In my mind there is some vague and not as yet well formed idea about how Western, and in particular, American culture, has arisen to over-value the role of the individual above the group. Perhaps this dates to the Civil War when conscription was first required as not enough people were willing to volunteer to die for an idea. Now I fear that we have reached a point where we are only willing to give the lives of other people to defend our "blessed way of life".

It seems to me, if we are truly willing to die for America, then we must accept death, even at the hands of terrorists, when to thwart such attacks would kill the idea of America. This is not a message of appeasement, but nor is it a message to brave shopping at the mall while under a code orange alert.

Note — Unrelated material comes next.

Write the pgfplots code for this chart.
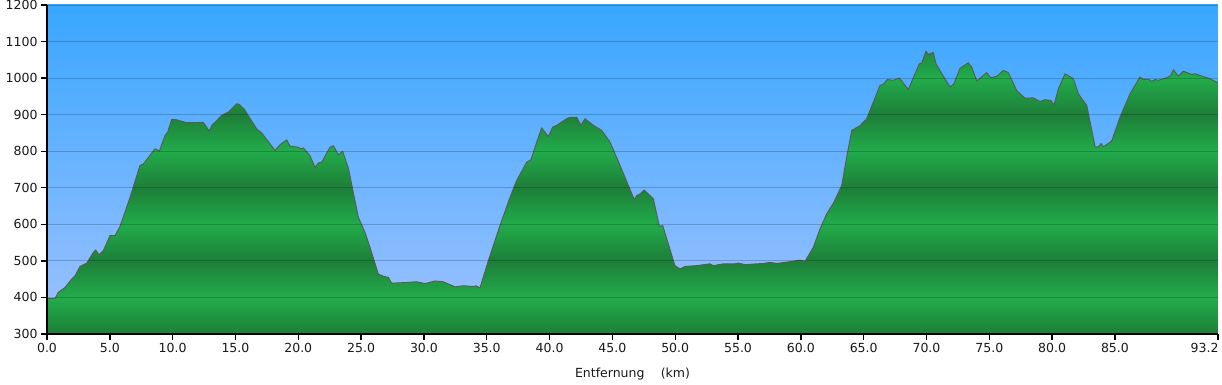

The value of the individual is expressed in sports, entertainment, and business in the rewarding of the few without regard for the role of the group in that success. Even as Kobe Bryant scores 55 points, the overall NBA shooting percentages and total scores decline. Executive compensation rises and the disparity between executive and worker pay grows even as corporate performance declines and in a surprising number of cases is found to be illegal. The individual is prized to the point where we want him (and it's mostly him) to keep his wealth even after he's dead.

Here is a generation that does not even care what America can do for them, but instead what can they do for themselves. We are all "an army of one."

With the over-valuing of the individual comes hubris and certitude. I know, I suffer from it. Worse, as the recent economic bubble may have demonstrated, the reverse may be true. With hubris and certitude may come over-valuation. I believe we see this in today's Whitehouse. A generation of MBAs with too many answers and not enough questions. Linear thinkers in a non-linear world. Is it not the same arrogant optimism that enables someone to propose to revolutionize an industry they have no experience with by adding a ".com" to the terminus of the thought, and the proposal to reshape a whole region of the world? Iraq.gov.us. This may be the triumph of enlightenment and the end of civilization.